Is there a way we can actually improve on the process? Perhaps overrides and assignments could be done conditionally with a dynamic rule? Is a stack better than a node graph? Let me know if you have had any wishes in the past.

first off - the passes and partitions system is not just used for rendering. Even studios that don’t render in Softimage have uses for passes. on the surface the partitions are just visibility groups, but the overrides can influence all kinds of things, including not render related ones.
it can be used to organize scenes, creating different "states" of the scene.
eg:
a state for baking out maps,
a state for looking at them in the viewport
a state for making rendertime shader networks with the maps
or:
a state for fast interaction within a complex scene
one for running simulations and creating cashes
another for final rendering.

Thanks to passes I have *never* used layers in XSI - which in other software often is a necessity just to keep your sanity.

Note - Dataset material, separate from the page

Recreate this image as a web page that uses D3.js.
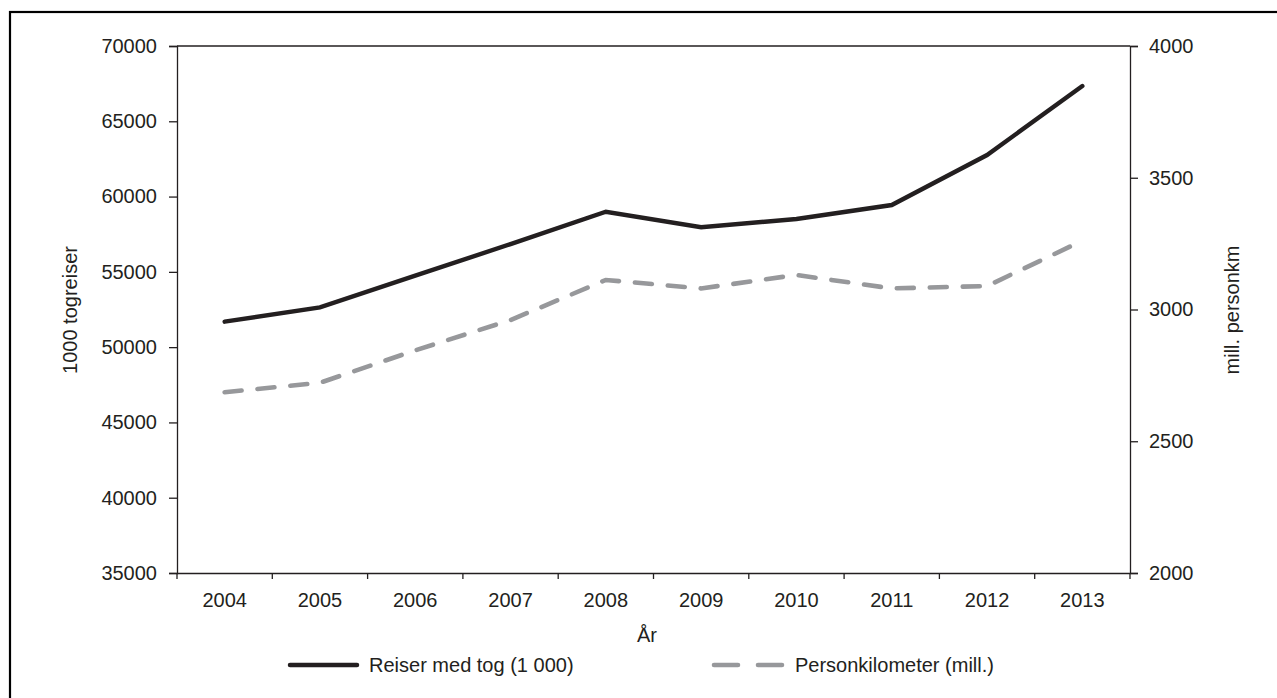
<!DOCTYPE html>
<html><head><meta charset="utf-8">
<script src="https://cdn.jsdelivr.net/npm/d3@7"></script>
<style>
body{margin:0;background:#fff;}
svg text{font-family:"Liberation Sans",Arial,sans-serif;fill:#231f20;}
</style></head>
<body><svg id="c" width="1277" height="698"></svg>
<script>
const years = ["2004","2005","2006","2007","2008","2009","2010","2011","2012","2013"];
const reiser = [51690,52645,54745,56845,58995,57960,58510,59440,62760,67340];
const personkm = [2686,2722,2845,2960,3112,3080,3131,3080,3089,3261];
const leftTicks = [35000,40000,45000,50000,55000,60000,65000,70000];
const rightTicks = [2000,2500,3000,3500,4000];
const seriesNames = ["Reiser med tog (1 000)","Personkilometer (mill.)"];

const svg = d3.select("#c");
const L=177,R=1130,T=46,B=573;
const ink="#231f20";
svg.append("rect").attr("x",10).attr("y",12).attr("width",1400).attr("height",800)
  .attr("fill","none").attr("stroke","#000").attr("stroke-width",2.2);

const x = d3.scaleBand().domain(years).range([L,R]).padding(0);
const yL = d3.scaleLinear().domain([35000,70000]).range([B,T]);
const yR = d3.scaleLinear().domain([2000,4000]).range([B,T]);

svg.append("line").attr("x1",L).attr("x2",R).attr("y1",T).attr("y2",T).attr("stroke",ink).attr("stroke-width",1.3);

const axL = svg.append("g").attr("transform",`translate(${L},0)`)
  .call(d3.axisLeft(yL).tickValues(leftTicks).tickSize(8).tickPadding(12).tickFormat(d3.format("d")));
const axR = svg.append("g").attr("transform",`translate(${R},0)`)
  .call(d3.axisRight(yR).tickValues(rightTicks).tickSize(8).tickPadding(11).tickFormat(d3.format("d")));
const axB = svg.append("g").attr("transform",`translate(0,${B})`)
  .call(d3.axisBottom(x).tickSize(0).tickPadding(20));
const bounds = years.map(y=>x(y)).concat([R]);
svg.append("g").selectAll("line").data(bounds).join("line")
  .attr("x1",d=>d).attr("x2",d=>d).attr("y1",B).attr("y2",B+6).attr("stroke",ink).attr("stroke-width",1.3);

[axL,axR,axB].forEach(a=>{
  a.selectAll("path.domain").attr("stroke",ink).attr("stroke-width",1.3);
  a.selectAll(".tick line").attr("stroke",ink).attr("stroke-width",1.3);
  a.selectAll("text").attr("font-size",20).style("font-family","'Liberation Sans',Arial,sans-serif").attr("fill",ink);
});
axB.select("path.domain").attr("d",`M${L},0.5H${R}`);

const cx = d=>x(d)+x.bandwidth()/2;
const line1 = d3.line().x((d,i)=>cx(years[i])).y(d=>yL(d));
const line2 = d3.line().x((d,i)=>cx(years[i])).y(d=>yR(d));
svg.append("path").attr("d",line1(reiser)).attr("fill","none").attr("stroke",ink)
  .attr("stroke-width",4.4).attr("stroke-linejoin","miter").attr("stroke-linecap","round");
svg.append("path").attr("d",line2(personkm)).attr("fill","none").attr("stroke","#97989b")
  .attr("stroke-width",4.6).attr("stroke-dasharray","17,16").attr("stroke-linecap","round");

svg.append("text").attr("transform","translate(70,310) rotate(-90)").attr("text-anchor","middle")
  .attr("dominant-baseline","central").attr("font-size",20).text("1000 togreiser");
svg.append("text").attr("transform","translate(1232,310) rotate(-90)").attr("text-anchor","middle")
  .attr("dominant-baseline","central").attr("font-size",20).text("mill. personkm");
svg.append("text").attr("x",647).attr("y",635).attr("text-anchor","middle")
  .attr("dominant-baseline","central").attr("font-size",20).text("År");

const lg = svg.append("g");
lg.append("line").attr("x1",290).attr("x2",357).attr("y1",665).attr("y2",665)
  .attr("stroke",ink).attr("stroke-width",4.5).attr("stroke-linecap","round");
lg.append("text").attr("x",369).attr("y",665).attr("dominant-baseline","central").attr("font-size",20).text(seriesNames[0]);
lg.append("line").attr("x1",714).attr("x2",782).attr("y1",665).attr("y2",665)
  .attr("stroke","#97989b").attr("stroke-width",4.6).attr("stroke-dasharray","24,20").attr("stroke-linecap","round");
lg.append("text").attr("x",795).attr("y",665).attr("dominant-baseline","central").attr("font-size",20).text(seriesNames[1]);
</script></body></html>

Softimage functionality and workflows are often much deeper than they seem on the surface. This goes for passes/partitions/overrides. ICE is another good example of this (see other threads) - on the surface it’s an FX framework - in practice it’s a general purpose framework with applications in all disciplines - including where never intended by design. The operator stack is another example. On the surface it’s a modeling history. In practice it serves for rigging, animation, FX and more. Icetrees and scripted operators live in that stack too. And the construction modes takes it up another notch. Making topology or shape changes on a mesh in default pose and seeing the results on a specific pose in the animation, with envelope and secondary animation on top of it - without a TD in sight and without a single line of script? Not a problem.

Copying some functionality or tools over is not going to make much of a difference to a Softimage crowd - that's accustomed to different paradigms altogether. You can put in all the functionality you want (this goes to all competing software, not just Maya) - it's those paradigms we are looking for and not finding elsewhere. Not in such a complete, pervasive, functional, usable and user friendly way. That's why we feel (rightly so) that there is no replacement for Softimage.

as to your question - there are always some things that could be improved.
Support for clusters in partitions for one.
There's performance issues with passes - with many objects, referencing and complex shader overrides things can slow down considerably. If lighting/rendering is the final stage in a pipe and they work with scenes targeted for rendering it's ok - but in freestyle projects where anything can change Another is to do with the very nature of overrides: overriding a port in a shadernetwork replaces everything upstream from that point. It would be useful to override upstream, downstream or "in between". Eg - keeping the shadernetwork on all materials, but just overriding the shading node, or inserting a node in between the texture nodes and a shading node with an override, that kind of thing. I can understand that this is not something obvious to do since shadernetworks can take on any form - but there you go - that's something that would really take the system one step further. I'd rather have this in Softimage than Maya though - but that’s barking up the wrong tree I guess.